Comunque. Fin quando è arrivato il momento, fatidico, di fare anch’io i primi passi verso quel mondo chiamato femminilità! Viva! E credetemi non è stato per niente facile. Ora sto attraversando la fase che provo ogni tanto a mettermi i tacchi. A parte il fatto del male ai piedi, che non sono abituati, poveri piedini, dopo trentun anni a ballerine e Doctor Marteens, il difficile è proprio quello di abituarti all’idea di essere una-che-si-mette-i-tacchi, una donna-che-porta-i-tacchi-(donna?!), è una rivoluzione rispetto all’idea che uno ha di se stesso (ma ci capite nulla voi uomini?). La fase gonna l’ho già passata e ora la porto abbastanza naturalmente, la minigonna…mmmm più complicato, scegliendo con molta cura i luoghi e le situazioni. In ogni caso mai minigonna e tacchi insieme. La minigonna deve essere sdrammatizzata.

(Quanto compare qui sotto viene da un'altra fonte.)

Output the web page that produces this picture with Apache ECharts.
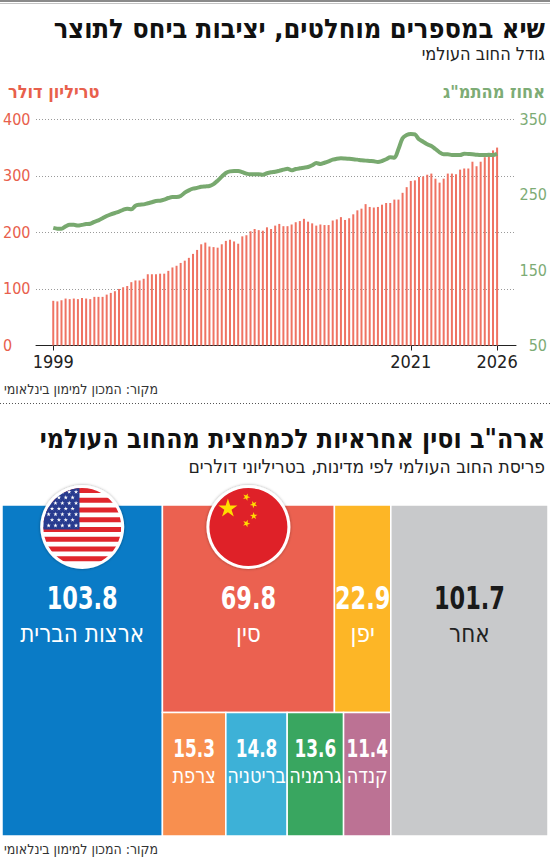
<!DOCTYPE html>
<html><head><meta charset="utf-8">
<script src="https://cdn.jsdelivr.net/npm/echarts@6/dist/echarts.min.js"></script>
<style>html,body{margin:0;padding:0;background:#fff}#c{width:550px;height:858px}</style>
</head><body><div id="c"></div>
<script>
// ---------- DATA ----------
const startYear = 1999;
const quarters = [];
for (let i = 0; i < 109; i++) quarters.push('Q' + (i % 4 + 1) + ' ' + (startYear + Math.floor(i / 4)));
// global debt, trillion USD (bars)
const debt = [79,78,80,83,82,83,82,84,83,82,86,86,86,90,93,96,100,103,105,112,
  115,115,118,126,126,126,127,127,132,138,141,146,150,155,162,169,179,182,175,174,
  173,179,185,187,184,180,193,195,202,206,204,203,209,206,212,215,211,211,214,218,
  220,224,219,216,212,214,213,213,221,223,227,222,225,232,239,242,250,245,244,245,
  249,252,252,258,258,270,280,291,292,298,299,302,304,295,288,295,304,304,303,311,
  313,313,325,317,325,333,338,345,350];
// debt as % of GDP (line)
const ratio = [206,205,205,208,210,210,209,210,211,211.5,214,216,218.7,221.7,224,225.7,227.5,230,231.4,230.6,
  235.4,236.7,237.2,238.6,240,241.6,242,243.4,245.6,247,247,248.3,252.7,255.8,258,259,260.5,261,261.5,264,
  268.6,274,278.8,281,281.4,281.4,280,277.9,277,277,277,276.5,278.4,279.7,280.5,281.8,283.2,284.5,282.3,284,
  285,285.8,286.7,289,292,290.7,292.4,294.3,296.4,297.8,298.3,298,297.6,297,296.5,295.6,295.2,294.7,294.3,293.4,
  294.7,297,299.6,299.1,310.6,324.8,329.2,330.5,330,323.4,320.3,316.8,314.6,310.6,306.2,303.6,303.6,302.6,302.6,302.6,
  304.4,304,303.6,303,302.6,302.6,303,302.6,304.4];
const xTickIdx = [0, 87, 108];
const xTickLabels = ['1999', '2021', '2026'];

const treeNames = ['ארצות הברית','סין','יפן','צרפת','בריטניה','גרמניה','קנדה','אחר'];
const treeValues = [103.8, 69.8, 22.9, 15.3, 14.8, 13.6, 11.4, 101.7];
// layout structure: columns -> rows -> item indices
const treeColumns = [[[0]], [[1, 2], [3, 4, 5, 6]], [[7]]];

// ---------- STYLE ----------
const treeColors = ['#0a7bc6','#eb6150','#fdb626','#f88f4f','#3db1d7','#39a660','#bc7294','#c8c9cb'];
const HEB = '"DejaVu Sans Condensed","DejaVu Sans",sans-serif';
const NUM = '"DejaVu Sans Condensed","DejaVu Sans",sans-serif';
const RED = '#e8604c', GREEN = '#7dac75';

// ---------- TREEMAP LAYOUT (slice & dice from values) ----------
const treeTotal = treeValues.reduce((a, b) => a + b, 0);
const treeItems = [];
let xc = 0;
treeColumns.forEach(col => {
  const colSum = col.flat().reduce((a, i) => a + treeValues[i], 0);
  let yc = 0;
  col.forEach(row => {
    const rowSum = row.reduce((a, i) => a + treeValues[i], 0);
    const h = rowSum / colSum;
    let xr = xc;
    row.forEach(i => {
      const w = treeValues[i] / rowSum * colSum;
      treeItems.push([xr, xr + w, yc, yc + h, treeValues[i], i]);
      xr += w;
    });
    yc += h;
  });
  xc += colSum;
});

function starPts(cx, cy, R, rot) {
  const pts = [], r = R * 0.382;
  for (let k = 0; k < 10; k++) {
    const a = -Math.PI / 2 + rot + k * Math.PI / 5;
    const rr = k % 2 ? r : R;
    pts.push([cx + rr * Math.cos(a), cy + rr * Math.sin(a)]);
  }
  return pts;
}
function ring(cx, cy, r) {
  return {type: 'circle', shape: {cx, cy, r: r + 3},
    style: {fill: '#fff', shadowBlur: 3, shadowColor: 'rgba(0,0,0,0.35)'}};
}
function usFlag(cx, cy, r) {
  const ch = [{type: 'rect', shape: {x: cx - r, y: cy - r, width: 2 * r, height: 2 * r}, style: {fill: '#fff'}}];
  const h = 2 * r / 16;
  for (let k = 0; k < 16; k += 2)
    ch.push({type: 'rect', shape: {x: cx - r, y: cy - r + k * h, width: 2 * r, height: h}, style: {fill: '#e0262d'}});
  const cw = 0.93 * r, chh = 8 * h + 0.5 * h;
  ch.push({type: 'rect', shape: {x: cx - r, y: cy - r, width: cw, height: chh}, style: {fill: '#283b8f'}});
  for (let row = 0; row < 7; row++) {
    const odd = row % 2;
    const n = odd ? 4 : 5;
    for (let c = 0; c < n; c++) {
      const sx = cx - r + 2 + (c + 0.5 + (odd ? 0.5 : 0)) * (cw - 2) / 5;
      const sy = cy - r + (row + 0.7) * chh / 7.4;
      ch.push({type: 'polygon', shape: {points: starPts(sx, sy, 2.3, 0)}, style: {fill: '#fff'}});
    }
  }
  return [ring(cx, cy, r), {type: 'group', clipPath: {type: 'circle', shape: {cx, cy, r}}, children: ch}];
}
function cnFlag(cx, cy, r) {
  const ch = [{type: 'circle', shape: {cx, cy, r}, style: {fill: '#df2128'}}];
  ch.push({type: 'polygon', shape: {points: starPts(cx - 20.5, cy - 18.5, 10, 0)}, style: {fill: '#ffdd00'}});
  [[-2, -30], [5.3, -22.5], [5.3, -11], [-2, -3.5]].forEach(o => {
    const a = Math.atan2(-18.5 - o[1], -20.5 - o[0]);
    ch.push({type: 'polygon', shape: {points: starPts(cx + o[0], cy + o[1], 3.9, a + Math.PI / 2)}, style: {fill: '#ffdd00'}});
  });
  return [ring(cx, cy, r), {type: 'group', children: ch}];
}

function stxt(text, x, y, font, fill, align, sx) {
  return {type: 'text', x, y, scaleX: sx || 1, silent: true,
    style: {text, x: 0, y: 0, font, fill,
      textAlign: align, textVerticalAlign: 'middle', align: align, verticalAlign: 'middle'}};
}

function renderTree(params, api) {
  const x0 = api.value(0), x1 = api.value(1), y0 = api.value(2), y1 = api.value(3);
  const val = api.value(4), idx = api.value(5);
  const p0 = api.coord([x0, y0]), p1 = api.coord([x1, y1]);
  const left = p0[0], top = p0[1], w = p1[0] - p0[0], h = p1[1] - p0[1];
  const cx = left + w / 2;
  const bottomRow = y0 > 0.001;
  const dark = idx === 7;
  const children = [{type: 'rect', shape: {x: left, y: top, width: w, height: h},
    style: {fill: treeColors[idx], stroke: '#fff', lineWidth: 1.5}}];
  const vy = top + (bottomRow ? 35 : 93);
  const ny = vy + (bottomRow ? 28 : 35);
  const vFont = bottomRow ? 'bold 25px ' + NUM : 'bold 32px ' + NUM;
  const nFont = bottomRow ? '22px ' + HEB : '25px ' + HEB;
  children.push(stxt(val.toFixed(1), cx, vy, vFont, dark ? '#1a1a1a' : '#fff', 'center', bottomRow ? 0.75 : 0.78));
  children.push(stxt(treeNames[idx], cx, ny, nFont, dark ? '#222' : '#fff', 'center', bottomRow ? 0.9 : 0.96));
  if (idx === 0) children.push(...usFlag(cx, top + 22, 39));
  if (idx === 1) children.push(...cnFlag(cx, top + 22, 39));
  return {type: 'group', children};
}

const chart = echarts.init(document.getElementById('c'), null, {renderer: 'svg'});
chart.setOption({
  animation: false,
  backgroundColor: '#fff',
  grid: [
    {left: 35, right: 32, top: 119.3, bottom: 512.5},
    {left: 2, right: 2, top: 505, bottom: 22}
  ],
  xAxis: [
    {gridIndex: 0, type: 'value', min: -4.2, max: 112.6,
      axisLine: {show: true, lineStyle: {color: '#222', width: 1}},
      axisTick: {show: true, customValues: xTickIdx, length: 5, lineStyle: {color: '#222'}},
      axisLabel: {customValues: xTickIdx, formatter: v => xTickLabels[xTickIdx.indexOf(v)] || '',
        color: '#222', fontSize: 18, fontFamily: NUM, margin: 7},
      splitLine: {show: false}},
    {gridIndex: 1, type: 'value', min: 0, max: treeTotal, show: false}
  ],
  yAxis: [
    {gridIndex: 0, type: 'value', min: 0, max: 400, interval: 100,
      axisLabel: {color: RED, fontSize: 16, fontFamily: NUM, align: 'left', margin: 33},
      splitLine: {lineStyle: {type: [1, 2], color: '#9a9a9a', width: 1}},
      axisLine: {show: false}, axisTick: {show: false}},
    {gridIndex: 0, type: 'value', position: 'right', min: 50, max: 350, interval: 100,
      axisLabel: {color: GREEN, fontSize: 16, fontFamily: NUM, align: 'right', margin: 31},
      splitLine: {show: false}, axisLine: {show: false}, axisTick: {show: false}},
    {gridIndex: 1, type: 'value', min: 0, max: 1, inverse: true, show: false}
  ],
  series: [
    {type: 'bar', xAxisIndex: 0, yAxisIndex: 0, data: debt.map((v, i) => [i, v]),
      barWidth: 2, itemStyle: {color: '#ef7363'}, z: 2},
    {type: 'line', xAxisIndex: 0, yAxisIndex: 1, data: ratio.map((v, i) => [i, v]),
      symbol: 'none', smooth: 0.3, lineStyle: {width: 4, color: '#78a96f'}, z: 3},
    {type: 'custom', xAxisIndex: 1, yAxisIndex: 2, data: treeItems, renderItem: renderTree, clip: false, z: 5}
  ],
  graphic: [
    {type: 'rect', shape: {x: 0, y: 0, width: 550, height: 2}, style: {fill: '#8a8a8a'}},
    {type: 'rect', shape: {x: 0, y: 3, width: 550, height: 1}, style: {fill: '#c4c4c4'}},
    stxt('שיא במספרים מוחלטים, יציבות ביחס לתוצר', 545, 28, 'bold 27px ' + HEB, '#111', 'right'),
    stxt('גודל החוב העולמי', 545, 53, '18px ' + HEB, '#222', 'right'),
    stxt('טריליון דולר', 8, 91, 'bold 18px ' + HEB, RED, 'left'),
    stxt('אחוז מהתמ"ג', 545, 91, 'bold 18px ' + HEB, GREEN, 'right'),
    stxt('מקור: המכון למימון בינלאומי', 4, 389, '14px ' + HEB, '#333', 'left'),
    {type: 'line', shape: {x1: 0, y1: 403.5, x2: 550, y2: 403.5}, style: {stroke: '#555', lineWidth: 1, lineDash: [1, 2]}},
    stxt('ארה"ב וסין אחראיות לכמחצית מהחוב העולמי', 545, 438, 'bold 26.5px ' + HEB, '#111', 'right'),
    stxt('פריסת החוב העולמי לפי מדינות, בטריליוני דולרים', 545, 466, '19px ' + HEB, '#222', 'right'),
    stxt('מקור: המכון למימון בינלאומי', 4, 849, '14px ' + HEB, '#333', 'left')
  ]
});
</script></body></html>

Poi da quando lavoro a scuola, le perle alle orecchie, ogni tanto ci stanno bene, perché no? Perché no, mi dico, perché ormai io e me stessa abbiamo assodato che no, non sono una gatta morta….

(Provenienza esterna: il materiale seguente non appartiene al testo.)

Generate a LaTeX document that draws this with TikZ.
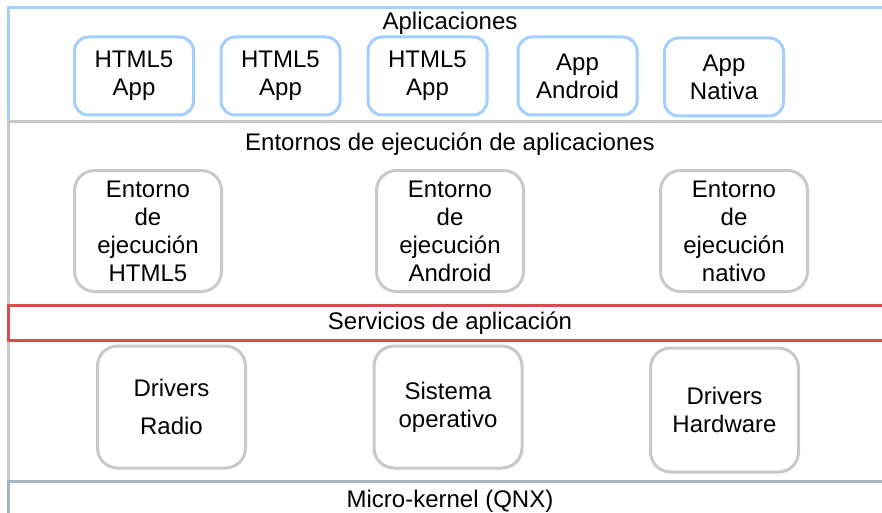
\documentclass[tikz,border=0pt]{standalone}
\usepackage{fontspec}
\setmainfont{Liberation Sans}
\usepackage{tikz}

\definecolor{appblue}{HTML}{A2CFFC}
\definecolor{boxgray}{HTML}{C9C9C9}
\definecolor{servred}{HTML}{D64F4C}
\definecolor{kernelgray}{HTML}{A5B6C0}

\begin{document}
\begin{tikzpicture}[x=1pt,y=-1pt,
        font=\fontsize{24}{28}\selectfont,
        layer/.style={line width=3pt},
        appbox/.style={draw=appblue, line width=3pt, rounded corners=14pt, fill=white,
            align=center, minimum width=119pt, minimum height=78pt, inner sep=0pt},
        envbox/.style={draw=boxgray, line width=3pt, rounded corners=20pt, fill=white,
            align=center, minimum width=147pt, minimum height=121pt, inner sep=0pt},
        title/.style={anchor=base, inner sep=0pt}]

            \clip (0,0) rectangle (882,513);
            \fill[white] (0,0) rectangle (882,513);

            % layers
            \draw[layer, draw=appblue] (8,8) rectangle (900,122);
            \draw[layer, draw=boxgray] (8,122) rectangle (900,305);
            \draw[layer, draw=boxgray] (8,340) rectangle (900,481);
            \draw[layer, draw=kernelgray] (8,481) rectangle (900,530);
            \draw[layer, draw=servred] (8,305) rectangle (900,340);

            \node (apps) [title] at (450,30) {Aplicaciones};
            \node (envs) [title] at (450,150) {Entornos de ejecución de aplicaciones};
            \node (servs) [title] at (450,329) {Servicios de aplicación};
            \node (kernel) [title] at (450,507) {Micro-kernel (QNX)};

            % aplicaciones
            \node (htmlA) [appbox] at (134,76) {HTML5\\App};
            \node (htmlB) [appbox] at (280.5,76) {HTML5\\App};
            \node (htmlC) [appbox] at (427.5,76) {HTML5\\App};
            \node (android) [appbox] at (577.5,76) {App\\Android};
            \node (nativa) [appbox] at (724,77) {App\\Nativa};

            % entornos
            \node (envhtml) [envbox] at (148,231) {Entorno\\de\\ejecución\\HTML5};
            \node (envandroid) [envbox] at (450,231) {Entorno\\de\\ejecución\\Android};
            \node (envnativo) [envbox] at (734,231) {Entorno\\de\\ejecución\\nativo};

            % servicios
            \node (radio) [envbox, minimum width=148pt, minimum height=122pt] at (171.5,407) {Drivers\\[10pt]Radio};
            \node (so) [envbox, minimum width=148pt, minimum height=122pt] at (448,407) {Sistema\\operativo};
            \node (hw) [envbox, minimum width=148pt, minimum height=124pt] at (724.5,410) {Drivers\\Hardware};

        \end{tikzpicture}
\end{document}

Perciò, questo è un post in difesa delle gatte morte, per un motivo assolutamente autoreferenziale, com’è tutto questo blog del resto. Perché magari una mi conosce per la prima volta proprio quel giorno che io, raccogliendo tutto il mio coraggio di ragazza-ammazza-femmnilità, indosso, che so, una gonna e le perle alle orecchie, e magari proprio quel giorno non porto una delle mie borse con le pezze e la lana e la tracolla rotta e riannodata e magari ho preso una borsa una di cuoio nero da portare nelle occasioni e tu ragazza alternativa mi vedi e pensi ah ma quella è solo una gatta morta quando non sai o tu ragazza alternativa non sai tutto il percorso-recupera-femminilità che si annoda dietro quel mio abbigliamento di stamattina, dietro quel gesto banale di mettermi le perle alle orecchie, che non hanno niente a che vedere con le perle delle gatte morte, le mie, le mie sono le perle della rinascita, le perle della femminilità ritrovata.
Dunque non chiamiamole più gatte morte, non chiamiamole proprio, non pensiamo eccone un’altra quando sta passando, perché dietro a un paio di perle alle orecchie potrebbe nascondersi una come te.